Flash is a main technology that developers use to power social and casual games, but Adobe has struggled to make money from its popularity over the years. Now, the company is planning to charge a 9 percent revenue share for higher-end Flash games that make more than $50,000 in revenues — and many developers aren’t happy.
First, here’s what it’s going to offer. It just announced a new set of features for developers who create very graphics-heavy games with the launch of Flash Player 11.2. It also unveiled a partnership with Unity Technologies, the Sequoia-backed company with a popular gaming engine that powers titles like Mika Mobile’s Battleheart.
This could bump up the overall quality of browser-based games, considering that the new version of Flash has powers to tap into hardware for rendering 3-D graphics.
But if you read the announcement closely, Adobe reveals its plans to start charging a revenue share for high-grossing games. It affects developers who call two APIs: one that provides access to domain memory, and one that’s for hardware acceleration.
At face value, it could make sense. If Flash is going to power higher-end, browser-based games that come closer to console quality, Adobe is going to have to find a way to fund the research and development costs behind it. Plus, Adobe is under pressure from shareholders to move away from selling one-off versions of the Creative Suite and Photoshop and towards more of a software-as-a-service model. One could make the argument that a revenue share actually better aligns Adobe’s interests with those of the game developers.

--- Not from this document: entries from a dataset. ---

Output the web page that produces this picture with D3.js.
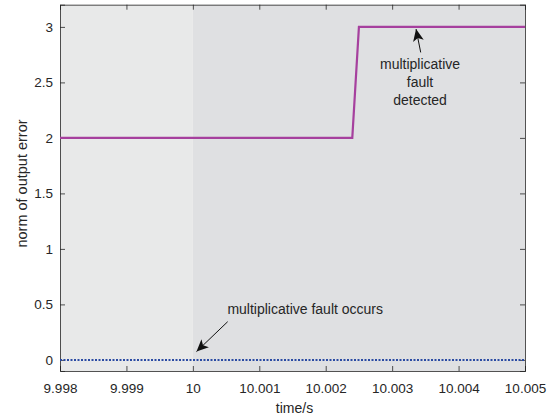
<!DOCTYPE html>
<html>
<head>
<meta charset="utf-8">
<script src="https://cdn.jsdelivr.net/npm/d3@7"></script>
<style>
  body { margin: 0; background: #fff; }
  svg text { font-family: "Liberation Sans", Arial, Helvetica, sans-serif; fill: #262626; }
</style>
</head>
<body>
<div class="chart"></div>
<script>
// detection signal (norm of output error)
var detTime = [9.998, 10.0024, 10.0025, 10.005];
var detNorm = [2, 2, 3, 3];
// fault signal
var faultTime = [9.998, 10.005];
var faultVal = [0, 0];

var xTicks = [9.998, 9.999, 10, 10.001, 10.002, 10.003, 10.004, 10.005];
var yTicks = [0, 0.5, 1, 1.5, 2, 2.5, 3];
var faultStart = 10;

var svgWidth = 550, svgHeight = 418;
var margin = {top: 4.7, right: 25, bottom: 47, left: 60};
var width = svgWidth - margin.left - margin.right;
var height = svgHeight - margin.top - margin.bottom;

var svg = d3.select(".chart").append("svg")
  .attr("width", svgWidth)
  .attr("height", svgHeight);

var chart = svg.append("g")
  .attr("transform", "translate(" + margin.left + "," + margin.top + ")");

var x = d3.scaleLinear().domain([9.998, 10.005]).range([0, width]);
var y = d3.scaleLinear().domain([-0.1, 3.2]).range([height, 0]);

// background shading
chart.append("rect")
  .attr("x", 0).attr("y", 0)
  .attr("width", x(faultStart)).attr("height", height)
  .attr("fill", "#e8e9e9");
chart.append("rect")
  .attr("x", x(faultStart)).attr("y", 0)
  .attr("width", width - x(faultStart)).attr("height", height)
  .attr("fill", "#dfe0e2");

// axes with inward ticks on all sides
var fmtX = function(d) { return d3.format("")(+d.toFixed(3)); };
chart.append("g")
  .attr("class", "axis")
  .attr("transform", "translate(0," + height + ")")
  .call(d3.axisBottom(x).tickValues(xTicks).tickSize(-5).tickPadding(12).tickFormat(fmtX));
chart.append("g")
  .attr("class", "axis")
  .call(d3.axisTop(x).tickValues(xTicks).tickSize(-5).tickFormat(""));
chart.append("g")
  .attr("class", "axis")
  .call(d3.axisLeft(y).tickValues(yTicks).tickSize(-5).tickPadding(7).tickFormat(d3.format("")));
chart.append("g")
  .attr("class", "axis")
  .attr("transform", "translate(" + width + ",0)")
  .call(d3.axisRight(y).tickValues(yTicks).tickSize(-5).tickFormat(""));

chart.selectAll(".axis path").attr("stroke", "#262626").attr("stroke-width", 0.8);
chart.selectAll(".axis line").attr("stroke", "#262626").attr("stroke-width", 0.8);
chart.selectAll(".axis text").style("font-size", "13.5px").attr("fill", "#262626");

// lines
var lineFault = d3.line()
  .x(function(d, i) { return x(faultTime[i]); })
  .y(function(d) { return y(d); });
chart.append("path")
  .datum(faultVal)
  .attr("d", lineFault)
  .attr("fill", "none")
  .attr("stroke", "#2b4ba3")
  .attr("stroke-width", 2)
  .attr("stroke-dasharray", "2,1.5");

var lineDet = d3.line()
  .x(function(d, i) { return x(detTime[i]); })
  .y(function(d) { return y(d); });
chart.append("path")
  .datum(detNorm)
  .attr("d", lineDet)
  .attr("fill", "none")
  .attr("stroke", "#a6409e")
  .attr("stroke-width", 2.2);

// arrow heads
svg.append("defs").append("marker")
  .attr("id", "head")
  .attr("viewBox", "0 0 10 10")
  .attr("refX", 10).attr("refY", 5)
  .attr("markerWidth", 12).attr("markerHeight", 12)
  .attr("markerUnits", "userSpaceOnUse")
  .attr("orient", "auto")
  .append("path")
  .attr("d", "M0,0.5 L10,5 L0,9.5 L2.5,5 Z")
  .attr("fill", "#111");

// annotation: fault detected
chart.append("line")
  .attr("x1", x(10.00343)).attr("y1", y(2.77))
  .attr("x2", x(10.00336)).attr("y2", y(2.98))
  .attr("stroke", "#111").attr("stroke-width", 1)
  .attr("marker-end", "url(#head)");
var det = chart.append("text")
  .attr("text-anchor", "middle")
  .style("font-size", "14px");
["multiplicative", "fault", "detected"].forEach(function(s, i) {
  det.append("tspan")
    .attr("x", x(10.00342))
    .attr("y", y(2.62) + i * 18)
    .text(s);
});

// annotation: fault occurs
chart.append("line")
  .attr("x1", x(10.000524)).attr("y1", y(0.344))
  .attr("x2", x(10.000055)).attr("y2", y(0.075))
  .attr("stroke", "#111").attr("stroke-width", 1)
  .attr("marker-end", "url(#head)");
chart.append("text")
  .attr("x", x(10.00052))
  .attr("y", y(0.41))
  .style("font-size", "14px")
  .text("multiplicative fault occurs");

// axis labels
svg.append("text")
  .attr("x", margin.left + width / 2 + 2)
  .attr("y", 413)
  .attr("text-anchor", "middle")
  .style("font-size", "14px")
  .text("time/s");
svg.append("text")
  .attr("transform", "translate(27,183.5) rotate(-90)")
  .attr("text-anchor", "middle")
  .style("font-size", "14.5px")
  .text("norm of output error");
</script>
</body>
</html>
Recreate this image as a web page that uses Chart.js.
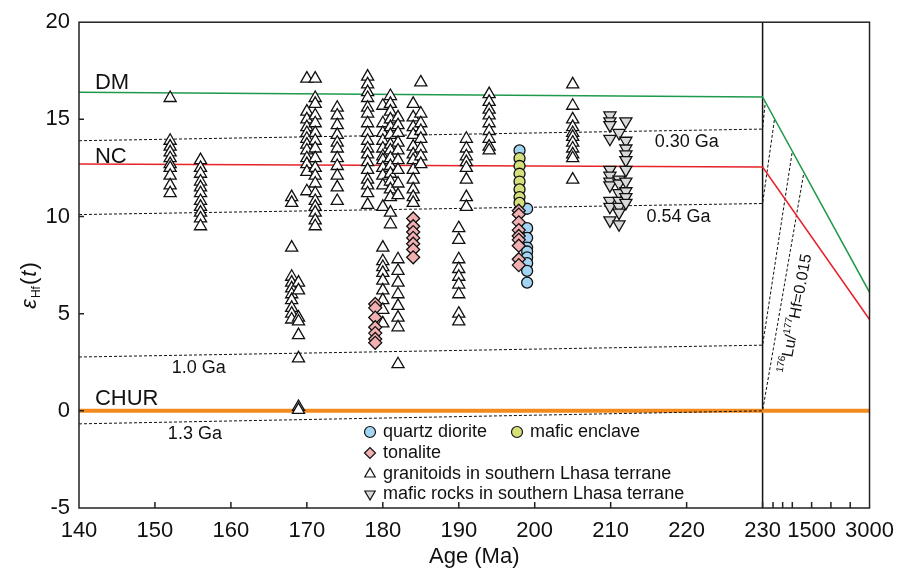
<!DOCTYPE html>
<html>
<head>
<title>Hf isotope evolution</title>
<style>
  body { margin: 0; background: #ffffff; }
  #wrap { width: 904px; height: 570px; }
</style>
<script src="https://cdn.jsdelivr.net/npm/chart.js"></script>
</head>
<body>
<div id="wrap"><canvas id="hf" width="904" height="570"></canvas></div>
<script>
// values: [age (Ma), [eHf(t) values...]]
const granitoidCols = [
    [152.0, [16.1, 13.9, 13.6, 13.3, 13.0, 12.7, 12.5, 12.1, 11.6, 11.2]],
    [156.0, [12.9, 12.5, 12.2, 11.8, 11.5, 11.2, 10.8, 10.5, 10.2, 9.9, 9.5]],
    [168.0, [11.0, 10.7, 8.4, 6.9, 6.6, 6.3, 6.0, 5.7, 5.3, 5.0, 4.7]],
    [168.9, [6.6, 6.2, 4.8, 4.6, 3.9, 2.7, 0.2, 0.05]],
    [170.0, [17.1, 15.4, 15.0, 14.6, 14.3, 14.0, 13.7, 13.4, 13.0, 12.7, 12.3, 11.3]],
    [171.1, [17.1, 16.1, 15.8, 15.2, 14.8, 14.3, 13.9, 13.5, 13.0, 12.5, 12.1, 11.7, 11.2, 10.8, 10.5, 10.2, 9.8, 9.5]],
    [174.0, [15.6, 15.2, 14.7, 14.2, 13.8, 13.5, 13.0, 12.6, 12.1, 11.5, 10.8]],
    [178.0, [17.2, 16.8, 16.4, 16.1, 15.6, 15.3, 14.8, 14.3, 13.9, 13.5, 13.2, 12.8, 12.4, 11.9, 11.6, 11.2, 10.6]],
    [180.0, [15.7, 14.8, 14.3, 13.9, 13.5, 13.1, 12.9, 12.5, 12.1, 11.6, 10.5, 8.4, 7.7, 7.4, 7.1, 6.7, 6.2, 5.7, 5.2, 4.5]],
    [181.0, [16.2, 15.8, 15.4, 15.0, 14.6, 14.2, 13.7, 13.4, 13.0, 12.6, 12.2, 11.8, 11.4, 11.0, 10.2, 9.6]],
    [182.0, [15.1, 14.7, 14.3, 13.8, 13.4, 12.9, 12.4, 11.7, 11.1, 7.8, 7.2, 6.6, 6.0, 5.4, 4.8, 4.3, 2.4]],
    [184.0, [15.8, 15.1, 14.6, 14.2, 13.6, 13.2, 12.9, 12.4, 11.9, 11.4, 11.0, 10.7]],
    [185.0, [16.9, 15.3, 14.8, 14.4, 14.0, 13.5, 13.1, 12.7]],
    [190.0, [9.4, 8.8, 7.8, 7.3, 6.9, 6.5, 6.0, 5.0, 4.6]],
    [191.0, [14.0, 13.5, 13.1, 12.8, 12.5, 11.9, 11.0, 10.5]],
    [194.0, [16.3, 15.9, 15.5, 15.2, 14.8, 14.4, 14.0, 13.6, 13.4]],
    [205.0, [16.8, 15.7, 15.0, 14.6, 14.3, 14.1, 13.8, 13.5, 13.2, 13.0, 11.9]]
];
const maficRockCols = [
    [209.9, [15.2, 14.9, 14.7, 14.0, 12.4, 12.1, 11.8, 11.6, 10.8, 10.5, 9.8]],
    [211.1, [14.3, 11.9, 11.7, 11.2, 10.8, 10.5, 10.2, 9.6]],
    [212.0, [14.9, 13.9, 13.5, 13.2, 12.9, 12.4, 11.8, 11.3, 11.0, 10.7]]
];
const tonaliteCols = [
    [179.0, [5.5, 5.3, 4.8, 4.3, 4.0, 3.7, 3.5]],
    [184.0, [9.9, 9.5, 9.2, 8.9, 8.6, 8.3, 7.9]],
    [197.9, [10.3, 10.1, 9.7, 9.3, 9.0, 8.8, 8.5, 7.8, 7.5]]
];
const maficEnclaveCols = [
    [198.0, [13.0, 12.6, 12.2, 11.8, 11.4, 11.0, 10.7]]
];
const quartzDioriteCols = [
    [198.0, [13.4]],
    [199.0, [10.4, 9.4, 8.9, 8.4, 8.2, 7.9, 7.6, 7.2, 6.6]]
];

// reference curves
const dmAges = [140, 230, 3000];
const dmValues = [16.4, 16.15, 6.1];
const ncAges = [140, 230, 3000];
const ncValues = [12.7, 12.55, 4.7];
const churAges = [140, 3000];
const churValues = [0, 0];
const t030Ages = [140, 230, 300];
const t030Values = [13.9, 14.5, 15.9];
const t054Ages = [140, 230, 540];
const t054Values = [10.1, 10.67, 15.03];
const t100Ages = [140, 230, 1000];
const t100Values = [2.77, 3.38, 13.36];
const t130Ages = [140, 230, 1300];
const t130Values = [-0.67, 0, 12.27];
const splitAges = [230, 230];
const splitValues = [-5, 20];

// axis ticks
const xTickAges = [140, 150, 160, 170, 180, 190, 200, 210, 220, 230, 500, 750, 1000, 1500, 2000, 2500, 3000];
const xTickLabels = ['140', '150', '160', '170', '180', '190', '200', '210', '220', '230', '', '', '', '1500', '', '', '3000'];

// the part after 230 Ma is squeezed into a narrow strip
const SPLIT_AGE = 230, MAX_AGE = 3000, BREAK_UNITS = 14.08;
function tx(age) {
    return age <= SPLIT_AGE ? age : SPLIT_AGE + (age - SPLIT_AGE) * BREAK_UNITS / (MAX_AGE - SPLIT_AGE);
}
function colPoints(cols) {
    const pts = [];
    cols.forEach(c => c[1].forEach(v => pts.push({ x: tx(c[0]), y: v })));
    return pts;
}
function linePoints(ages, vals) {
    return ages.map((a, i) => ({ x: tx(a), y: vals[i] }));
}

const fam = "'Liberation Sans', Arial, sans-serif";
Chart.defaults.font.family = fam;
Chart.defaults.color = '#111';

function marks(label, cols, style, bg, radius, rotation) {
    return {
        label: label, data: colPoints(cols), showLine: false,
        pointStyle: style, pointRadius: radius, pointRotation: rotation || 0,
        pointBackgroundColor: bg, pointBorderColor: '#111', pointBorderWidth: 1.3
    };
}
function curve(ages, vals, color, width, dash) {
    return {
        label: '', data: linePoints(ages, vals), showLine: true, pointRadius: 0,
        borderColor: color, borderWidth: width, borderDash: dash || [], fill: false
    };
}

const datasets = [
    marks('tonalite', tonaliteCols, 'rectRot', '#f1b0b2', 6.5),
    marks('mafic enclave', maficEnclaveCols, 'circle', '#d5e07c', 5.5),
    marks('quartz diorite', quartzDioriteCols, 'circle', '#a3d5f2', 5.5),
    marks('granitoids in southern Lhasa terrane', granitoidCols, 'triangle', '#ffffff', 7),
    marks('mafic rocks in southern Lhasa terrane', maficRockCols, 'triangle', '#d9d9d9', 7, 180),
    curve(dmAges, dmValues, '#1f9a4c', 1.5),
    curve(ncAges, ncValues, '#e62329', 1.5),
    curve(t030Ages, t030Values, '#111', 1, [3, 2]),
    curve(t054Ages, t054Values, '#111', 1, [3, 2]),
    curve(t100Ages, t100Values, '#111', 1, [3, 2]),
    curve(t130Ages, t130Values, '#111', 1, [3, 2]),
    curve(churAges, churValues, '#f28a1e', 4),
    curve(splitAges, splitValues, '#111', 1.5)
];

// text next to curves: [text, age, value, size]
const curveLabels = [
    ['DM', 142.1, 16.56, 22], ['NC', 142.1, 12.77, 22], ['CHUR', 142.1, 0.31, 22],
    ['0.30 Ga', 215.8, 13.6, 18], ['0.54 Ga', 214.7, 9.74, 18],
    ['1.0 Ga', 152.2, 1.95, 18], ['1.3 Ga', 151.7, -1.44, 18]
];
const legendRows = [
    [0, 370, 432], [1, 517, 432], [2, 370, 453], [3, 370, 474], [4, 370, 494]
];
const legendOrder = [2, 1, 0, 3, 4];

const decor = {
    id: 'decor',
    afterDatasetsDraw(chart) {
        const ctx = chart.ctx, a = chart.chartArea;
        const xs = chart.scales.x, ys = chart.scales.y;
        ctx.save();
        ctx.strokeStyle = '#222';
        ctx.lineWidth = 1.5;
        ctx.strokeRect(a.left, a.top, a.right - a.left, a.bottom - a.top);
        ctx.beginPath();
        xs.ticks.forEach(t => {
            const p = xs.getPixelForValue(t.value);
            if (p <= a.left + 1 || p >= a.right - 1) return;
            ctx.moveTo(p, a.bottom);
            ctx.lineTo(p, a.bottom - 6);
        });
        ys.ticks.forEach(t => {
            const p = ys.getPixelForValue(t.value);
            if (p <= a.top + 1 || p >= a.bottom - 1) return;
            ctx.moveTo(a.left, p);
            ctx.lineTo(a.left + 5, p);
        });
        ctx.stroke();
        ctx.restore();
    },
    afterDraw(chart) {
        const ctx = chart.ctx;
        const xs = chart.scales.x, ys = chart.scales.y;
        ctx.save();
        ctx.fillStyle = '#111';
        ctx.textBaseline = 'alphabetic';
        curveLabels.forEach(l => {
            ctx.font = l[3] + 'px ' + fam;
            ctx.fillText(l[0], xs.getPixelForValue(tx(l[1])), ys.getPixelForValue(l[2]));
        });

        // y axis title: eHf(t)
        ctx.save();
        ctx.translate(36, 285);
        ctx.rotate(-Math.PI / 2);
        const parts = [['\u03b5', 'italic 22px ' + fam, 0], ['Hf', '12px ' + fam, 4], ['(', '22px ' + fam, 0],
                       ['t', 'italic 22px ' + fam, 0], [')', '22px ' + fam, 0]];
        let w = 0;
        parts.forEach(p => { ctx.font = p[1]; w += ctx.measureText(p[0]).width + 1; });
        let x = -w / 2;
        parts.forEach(p => { ctx.font = p[1]; ctx.fillText(p[0], x, p[2]); x += ctx.measureText(p[0]).width + 1; });
        ctx.restore();

        // 176Lu/177Hf = 0.015 along the model age lines
        ctx.save();
        ctx.translate(xs.getPixelForValue(tx(1080)), ys.getPixelForValue(5.0));
        ctx.rotate(-79.5 * Math.PI / 180);
        const lu = [['176', '10px ' + fam, -7], ['Lu/', '16px ' + fam, 0], ['177', '10px ' + fam, -7], ['Hf=0.015', '16px ' + fam, 0]];
        w = 0;
        lu.forEach(p => { ctx.font = p[1]; w += ctx.measureText(p[0]).width; });
        x = -w / 2;
        lu.forEach(p => { ctx.font = p[1]; ctx.fillText(p[0], x, 5 + p[2]); x += ctx.measureText(p[0]).width; });
        ctx.restore();

        // legend
        ctx.font = '18px ' + fam;
        ctx.textBaseline = 'middle';
        legendRows.forEach(r => {
            const ds = chart.data.datasets[legendOrder[r[0]]];
            ctx.fillStyle = ds.pointBackgroundColor;
            ctx.strokeStyle = '#111';
            ctx.lineWidth = 1.2;
            Chart.helpers.drawPoint(ctx, {
                pointStyle: ds.pointStyle, radius: ds.pointStyle === 'triangle' ? 6 : 5.5,
                rotation: ds.pointRotation, borderWidth: 1.2
            }, r[1], r[2]);
            ctx.fillStyle = '#111';
            ctx.fillText(ds.label, r[1] + 13, r[2]);
        });
        ctx.restore();
    }
};

new Chart(document.getElementById('hf'), {
    type: 'scatter',
    data: { datasets: datasets },
    options: {
        responsive: false,
        animation: false,
        layout: { padding: { top: 20, right: 34, left: 0, bottom: 0 } },
        plugins: { legend: { display: false }, tooltip: { enabled: false } },
        scales: {
            x: {
                type: 'linear', min: 140, max: tx(MAX_AGE),
                afterBuildTicks: s => { s.ticks = xTickAges.map(a => ({ value: tx(a) })); },
                afterFit: s => { s.height = 62; },
                ticks: {
                    autoSkip: false, maxRotation: 0, padding: 10,
                    font: { size: 22 }, color: '#111',
                    callback: (v, i) => xTickLabels[i]
                },
                grid: { display: false, drawTicks: false },
                border: { display: false },
                title: { display: true, text: 'Age (Ma)', font: { size: 22 }, color: '#111', padding: { top: 0, bottom: 0 } }
            },
            y: {
                min: -5, max: 20,
                afterFit: s => { s.width = 79; },
                ticks: { stepSize: 5, padding: 9, font: { size: 22 }, color: '#111' },
                grid: { display: false, drawTicks: false },
                border: { display: false }
            }
        }
    },
    plugins: [decor]
});
</script>
</body>
</html>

The other way to read it is that Adobe is trying to wring cash out of the last dying gasps of Flash. Adobe has never made all that much from the technology itself and Flash may be on the wane after Apple declined to support it in iOS devices.
The move could make costs unsustainable for some developers, especially considering that they may already pay a 30 percent revenue share to platforms like Facebook or licensing fees to Unity.
“In the cutthroat, thinning-margin social games business, it probably means that no one will be able to afford to use the new features,” said Brian Rue, who recently served as chief technology officer for social game developer 6waves Lolapps, in a blog post. Even now, social game developers are still grappling with the impact of Facebook Credits. Zynga, Kabam, Crowdstar, Funzio — pretty much everyone — is trying to diversify onto mobile. An extra tax puts them in even more of a precarious position.
Rue gave an example. Assume you’re spending $2.50 to acquire a user on Facebook, and your lifetime value (or how much you earn from the player overall) is $3 after the platform’s take, your margin is basically cut by more than half. That leftover revenue has to go to pay for hosting, support and game development.
“That’s huge,” Rue said, adding that Adobe’s move might encourage some Flash developers to migrate faster to HTML5, even though the technology isn’t quite camera-ready yet.
There are some developers that will be able to stomach these extra costs better than others. Kixeye, another Facebook developer, has a smaller audience, but it makes far more revenue per user. That’s because the company targets a hardcore gaming demographic instead of the mass casual audience that Zynga has. (Zynga declined to comment for this story.)
“The 9 percent cut is painful,” Will Harbin, Kixeye’s chief executive, told us. “There’s no other way to put it. However, our mission at Kixeye is to showcase the mind-blowing experiences that browser-based games are capable of delivering.”
Harbin adds, “We can find room in our business model to cover costs like these.” He said Kixeye’s games retain players for five times longer and monetize 20 times better than typical titles on Facebook.
Adobe tells us it researched how to establish a fair pricing structure and says that “not all” developers are expected to use the premium features. The company says it charges 9 percent on gross revenues above $50,000 after payment processing fees, taxes and the platform revenue share. The share covers earnings from app sales, in-app purchases, subscriptions, sponsorships and advertising.
The new pricing plan starts in August and there’s a grace period until then when developers can apply for a license. Adobe AIR apps that access these APIs don’t have licensing fees for now.